-- START Recorded information --

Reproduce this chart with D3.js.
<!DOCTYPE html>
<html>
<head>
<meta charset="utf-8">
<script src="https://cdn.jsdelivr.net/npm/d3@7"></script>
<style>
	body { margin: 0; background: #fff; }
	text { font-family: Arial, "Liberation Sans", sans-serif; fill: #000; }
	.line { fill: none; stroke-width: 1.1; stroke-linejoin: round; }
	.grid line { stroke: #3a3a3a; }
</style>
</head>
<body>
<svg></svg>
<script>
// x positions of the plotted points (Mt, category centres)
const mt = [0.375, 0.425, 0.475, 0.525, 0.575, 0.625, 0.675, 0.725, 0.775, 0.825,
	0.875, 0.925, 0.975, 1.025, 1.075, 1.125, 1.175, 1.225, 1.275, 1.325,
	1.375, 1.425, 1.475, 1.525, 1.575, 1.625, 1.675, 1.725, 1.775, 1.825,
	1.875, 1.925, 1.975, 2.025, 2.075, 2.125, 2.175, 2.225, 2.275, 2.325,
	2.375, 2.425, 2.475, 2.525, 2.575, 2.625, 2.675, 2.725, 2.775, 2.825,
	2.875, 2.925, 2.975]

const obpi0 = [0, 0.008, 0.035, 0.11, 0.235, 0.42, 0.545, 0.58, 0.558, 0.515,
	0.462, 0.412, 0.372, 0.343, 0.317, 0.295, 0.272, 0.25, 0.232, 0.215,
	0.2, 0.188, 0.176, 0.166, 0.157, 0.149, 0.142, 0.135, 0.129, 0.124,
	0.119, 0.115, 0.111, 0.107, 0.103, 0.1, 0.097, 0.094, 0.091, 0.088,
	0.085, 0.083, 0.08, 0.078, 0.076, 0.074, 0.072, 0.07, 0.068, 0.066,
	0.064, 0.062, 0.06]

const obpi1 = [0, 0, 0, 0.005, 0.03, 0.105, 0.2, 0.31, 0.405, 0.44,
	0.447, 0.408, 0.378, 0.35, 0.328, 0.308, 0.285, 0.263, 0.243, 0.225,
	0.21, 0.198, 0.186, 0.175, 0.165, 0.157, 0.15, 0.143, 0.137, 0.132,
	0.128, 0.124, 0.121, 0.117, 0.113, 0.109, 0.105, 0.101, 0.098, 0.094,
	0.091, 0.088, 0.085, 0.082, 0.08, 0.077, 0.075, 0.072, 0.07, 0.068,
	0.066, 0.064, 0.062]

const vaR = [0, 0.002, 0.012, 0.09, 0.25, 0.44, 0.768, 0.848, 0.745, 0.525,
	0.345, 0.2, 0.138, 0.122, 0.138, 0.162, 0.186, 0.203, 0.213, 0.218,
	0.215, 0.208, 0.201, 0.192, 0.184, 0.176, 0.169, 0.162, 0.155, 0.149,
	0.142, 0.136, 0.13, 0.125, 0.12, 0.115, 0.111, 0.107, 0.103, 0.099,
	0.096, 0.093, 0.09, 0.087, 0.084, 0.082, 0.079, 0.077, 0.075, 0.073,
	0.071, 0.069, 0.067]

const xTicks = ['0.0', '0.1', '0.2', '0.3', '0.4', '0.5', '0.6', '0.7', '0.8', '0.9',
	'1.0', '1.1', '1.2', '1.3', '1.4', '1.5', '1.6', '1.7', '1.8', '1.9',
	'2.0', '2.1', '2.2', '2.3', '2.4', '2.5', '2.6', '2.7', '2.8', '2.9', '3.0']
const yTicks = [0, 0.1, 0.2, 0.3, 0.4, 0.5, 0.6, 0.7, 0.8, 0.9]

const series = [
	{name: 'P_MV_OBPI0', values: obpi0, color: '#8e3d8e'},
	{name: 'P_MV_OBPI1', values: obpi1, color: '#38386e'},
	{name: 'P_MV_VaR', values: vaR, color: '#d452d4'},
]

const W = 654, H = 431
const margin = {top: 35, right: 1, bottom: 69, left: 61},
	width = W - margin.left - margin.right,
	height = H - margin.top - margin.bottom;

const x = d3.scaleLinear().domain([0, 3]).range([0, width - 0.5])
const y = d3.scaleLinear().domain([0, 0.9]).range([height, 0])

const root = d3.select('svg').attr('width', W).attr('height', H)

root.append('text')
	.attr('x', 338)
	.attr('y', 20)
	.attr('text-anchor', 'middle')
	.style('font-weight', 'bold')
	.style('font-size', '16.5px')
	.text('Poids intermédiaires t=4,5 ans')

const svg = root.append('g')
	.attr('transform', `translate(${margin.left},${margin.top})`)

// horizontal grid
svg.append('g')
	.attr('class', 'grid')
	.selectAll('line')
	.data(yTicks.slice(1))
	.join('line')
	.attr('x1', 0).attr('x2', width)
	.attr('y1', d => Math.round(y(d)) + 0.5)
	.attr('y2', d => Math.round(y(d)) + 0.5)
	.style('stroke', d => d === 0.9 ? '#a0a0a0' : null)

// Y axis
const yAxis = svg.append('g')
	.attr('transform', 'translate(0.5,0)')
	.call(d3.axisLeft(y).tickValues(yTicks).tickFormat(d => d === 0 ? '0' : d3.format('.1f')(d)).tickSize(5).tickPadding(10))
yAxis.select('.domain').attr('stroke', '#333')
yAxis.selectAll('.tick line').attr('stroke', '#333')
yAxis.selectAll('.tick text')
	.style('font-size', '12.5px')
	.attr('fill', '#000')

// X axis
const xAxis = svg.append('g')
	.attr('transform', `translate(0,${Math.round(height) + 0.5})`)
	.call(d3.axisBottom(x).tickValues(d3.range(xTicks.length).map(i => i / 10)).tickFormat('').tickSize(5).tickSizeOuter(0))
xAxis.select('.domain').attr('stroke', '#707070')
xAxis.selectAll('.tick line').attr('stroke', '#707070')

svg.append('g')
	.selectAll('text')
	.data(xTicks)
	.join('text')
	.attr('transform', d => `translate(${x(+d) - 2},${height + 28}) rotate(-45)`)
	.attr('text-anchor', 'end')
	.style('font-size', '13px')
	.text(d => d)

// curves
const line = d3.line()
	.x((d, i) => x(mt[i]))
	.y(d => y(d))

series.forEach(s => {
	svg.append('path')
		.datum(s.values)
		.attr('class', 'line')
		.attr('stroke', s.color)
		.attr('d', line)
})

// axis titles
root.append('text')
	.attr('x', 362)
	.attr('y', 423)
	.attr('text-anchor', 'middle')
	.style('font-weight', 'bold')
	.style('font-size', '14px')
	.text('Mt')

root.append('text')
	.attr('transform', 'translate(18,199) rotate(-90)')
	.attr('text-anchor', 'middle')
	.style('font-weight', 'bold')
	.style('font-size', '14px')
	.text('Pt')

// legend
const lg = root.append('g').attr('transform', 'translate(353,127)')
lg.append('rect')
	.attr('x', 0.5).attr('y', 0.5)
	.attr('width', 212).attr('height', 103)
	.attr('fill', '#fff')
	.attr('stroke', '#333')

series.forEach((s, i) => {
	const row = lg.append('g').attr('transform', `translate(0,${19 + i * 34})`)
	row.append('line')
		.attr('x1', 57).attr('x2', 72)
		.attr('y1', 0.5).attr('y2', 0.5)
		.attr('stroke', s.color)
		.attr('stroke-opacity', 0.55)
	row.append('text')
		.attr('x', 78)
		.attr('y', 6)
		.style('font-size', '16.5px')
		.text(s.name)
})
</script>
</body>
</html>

-- END Recorded information --

[The exercise]
From the top of the listing above, restate each line word for word up to and including the line with "0.064, 0.062, 0.06]"; add nothing else.

[Final answer]
Reproduce this chart with D3.js.
<!DOCTYPE html>
<html>
<head>
<meta charset="utf-8">
<script src="https://cdn.jsdelivr.net/npm/d3@7"></script>
<style>
	body { margin: 0; background: #fff; }
	text { font-family: Arial, "Liberation Sans", sans-serif; fill: #000; }
	.line { fill: none; stroke-width: 1.1; stroke-linejoin: round; }
	.grid line { stroke: #3a3a3a; }
</style>
</head>
<body>
<svg></svg>
<script>
// x positions of the plotted points (Mt, category centres)
const mt = [0.375, 0.425, 0.475, 0.525, 0.575, 0.625, 0.675, 0.725, 0.775, 0.825,
	0.875, 0.925, 0.975, 1.025, 1.075, 1.125, 1.175, 1.225, 1.275, 1.325,
	1.375, 1.425, 1.475, 1.525, 1.575, 1.625, 1.675, 1.725, 1.775, 1.825,
	1.875, 1.925, 1.975, 2.025, 2.075, 2.125, 2.175, 2.225, 2.275, 2.325,
	2.375, 2.425, 2.475, 2.525, 2.575, 2.625, 2.675, 2.725, 2.775, 2.825,
	2.875, 2.925, 2.975]

const obpi0 = [0, 0.008, 0.035, 0.11, 0.235, 0.42, 0.545, 0.58, 0.558, 0.515,
	0.462, 0.412, 0.372, 0.343, 0.317, 0.295, 0.272, 0.25, 0.232, 0.215,
	0.2, 0.188, 0.176, 0.166, 0.157, 0.149, 0.142, 0.135, 0.129, 0.124,
	0.119, 0.115, 0.111, 0.107, 0.103, 0.1, 0.097, 0.094, 0.091, 0.088,
	0.085, 0.083, 0.08, 0.078, 0.076, 0.074, 0.072, 0.07, 0.068, 0.066,
	0.064, 0.062, 0.06]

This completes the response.